GIVEN TASK:
Transcribe the material exactly. Images do not belong in the copy.

* start INFORMATION SHOWN *

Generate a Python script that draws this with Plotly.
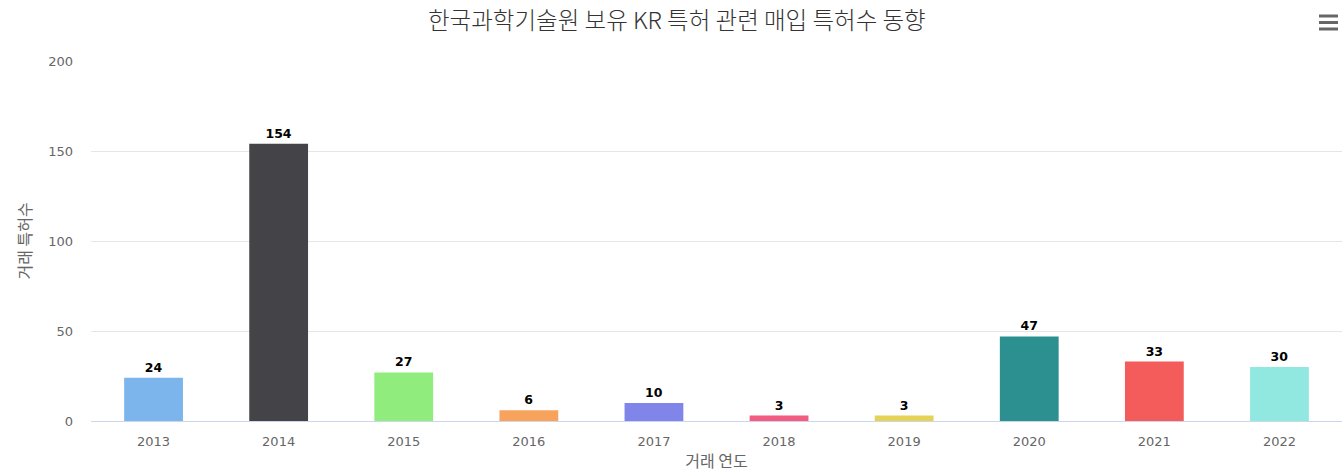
import plotly.graph_objects as go

years = ["2013", "2014", "2015", "2016", "2017", "2018", "2019", "2020", "2021", "2022"]
counts = [24, 154, 27, 6, 10, 3, 3, 47, 33, 30]
colors = ["#7cb5ec", "#434348", "#90ed7d", "#f7a35c", "#8085e9",
          "#f15c80", "#e4d354", "#2b908f", "#f45b5b", "#91e8e1"]
y_ticks = [0, 50, 100, 150, 200]

title_text = "한국과학기술원 보유 KR 특허 관련 매입 특허수 동향"
x_title = "거래 연도"
y_title = "거래 특허수"

FONT = "Noto Sans CJK KR, Noto Sans, sans-serif"
NUMFONT = "DejaVu Sans, Noto Sans, sans-serif"

fig = go.Figure()
fig.add_trace(go.Bar(
    x=years,
    y=counts,
    marker=dict(color=colors, line=dict(width=0)),
    text=counts,
    texttemplate="<b>%{text}</b>",
    textposition="outside",
    constraintext="none",
    cliponaxis=False,
    textfont=dict(family=NUMFONT, size=12.5, color="#000000"),
    showlegend=False,
))

# Hamburger menu icon (Highcharts export button look)
W0, W1 = 91, 1342
H0, H1 = 61, 421
def px(x):
    return (x - W0) / (W1 - W0)
def py(y):
    return (H1 - y) / (H1 - H0)

shapes = []
for yy in (16, 22.5, 29):
    shapes.append(dict(type="line", xref="paper", yref="paper",
                       x0=px(1319), x1=px(1338), y0=py(yy), y1=py(yy),
                       line=dict(color="#666666", width=3)))

annotations = [dict(
    text=title_text, xref="paper", yref="paper",
    x=px(677), y=py(19), xanchor="center", yanchor="middle",
    showarrow=False,
    font=dict(family=FONT, size=23.5, color="#333333", weight=300),
)]

fig.update_layout(
    width=1344, height=472,
    margin=dict(l=91, r=2, t=61, b=51),
    paper_bgcolor="#ffffff",
    plot_bgcolor="#ffffff",
    font=dict(family=FONT, color="#666666"),
    bargap=0.53,
    shapes=shapes,
    annotations=annotations,
    xaxis=dict(
        type="category",
        showgrid=False,
        showline=True, linecolor="#ccd6eb", linewidth=1,
        ticks="", ticklabelstandoff=8,
        tickfont=dict(family=NUMFONT, size=13, color="#666666"),
        title=dict(text=x_title, font=dict(size=16, color="#666666"), standoff=9),
        fixedrange=True,
    ),
    yaxis=dict(
        range=[0, 200],
        tickvals=y_ticks,
        showgrid=True, gridcolor="#e6e6e6", gridwidth=1,
        zeroline=False,
        showline=False,
        ticks="", ticklabelstandoff=17,
        tickfont=dict(family=NUMFONT, size=13, color="#666666"),
        title=dict(text=y_title, font=dict(size=16, color="#666666"), standoff=12),
        fixedrange=True,
    ),
)

fig.write_html("out.html", config={"displayModeBar": False})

* end INFORMATION SHOWN *

SOLUTION:
Generate a Python script that draws this with Plotly.
import plotly.graph_objects as go

years = ["2013", "2014", "2015", "2016", "2017", "2018", "2019", "2020", "2021", "2022"]
counts = [24, 154, 27, 6, 10, 3, 3, 47, 33, 30]
colors = ["#7cb5ec", "#434348", "#90ed7d", "#f7a35c", "#8085e9",
          "#f15c80", "#e4d354", "#2b908f", "#f45b5b", "#91e8e1"]
y_ticks = [0, 50, 100, 150, 200]

title_text = "한국과학기술원 보유 KR 특허 관련 매입 특허수 동향"
x_title = "거래 연도"
y_title = "거래 특허수"

FONT = "Noto Sans CJK KR, Noto Sans, sans-serif"
NUMFONT = "DejaVu Sans, Noto Sans, sans-serif"

fig = go.Figure()
fig.add_trace(go.Bar(
    x=years,
    y=counts,
    marker=dict(color=colors, line=dict(width=0)),
    text=counts,
    texttemplate="<b>%{text}</b>",
    textposition="outside",
    constraintext="none",
    cliponaxis=False,
    textfont=dict(family=NUMFONT, size=12.5, color="#000000"),
    showlegend=False,
))

# Hamburger menu icon (Highcharts export button look)
W0, W1 = 91, 1342
H0, H1 = 61, 421
def px(x):
    return (x - W0) / (W1 - W0)
def py(y):
    return (H1 - y) / (H1 - H0)

shapes = []
for yy in (16, 22.5, 29):
    shapes.append(dict(type="line", xref="paper", yref="paper",
                       x0=px(1319), x1=px(1338), y0=py(yy), y1=py(yy),
                       line=dict(color="#666666", width=3)))

annotations = [dict(
    text=title_text, xref="paper", yref="paper",
    x=px(677), y=py(19), xanchor="center", yanchor="middle",
    showarrow=False,
    font=dict(family=FONT, size=23.5, color="#333333", weight=300),
)]

fig.update_layout(
    width=1344, height=472,
    margin=dict(l=91, r=2, t=61, b=51),
    paper_bgcolor="#ffffff",
    plot_bgcolor="#ffffff",
    font=dict(family=FONT, color="#666666"),
    bargap=0.53,
    shapes=shapes,
    annotations=annotations,
    xaxis=dict(
        type="category",
        showgrid=False,
        showline=True, linecolor="#ccd6eb", linewidth=1,
        ticks="", ticklabelstandoff=8,
        tickfont=dict(family=NUMFONT, size=13, color="#666666"),
        title=dict(text=x_title, font=dict(size=16, color="#666666"), standoff=9),
        fixedrange=True,
    ),
    yaxis=dict(
        range=[0, 200],
        tickvals=y_ticks,
        showgrid=True, gridcolor="#e6e6e6", gridwidth=1,
        zeroline=False,
        showline=False,
        ticks="", ticklabelstandoff=17,
        tickfont=dict(family=NUMFONT, size=13, color="#666666"),
        title=dict(text=y_title, font=dict(size=16, color="#666666"), standoff=12),
        fixedrange=True,
    ),
)

fig.write_html("out.html", config={"displayModeBar": False})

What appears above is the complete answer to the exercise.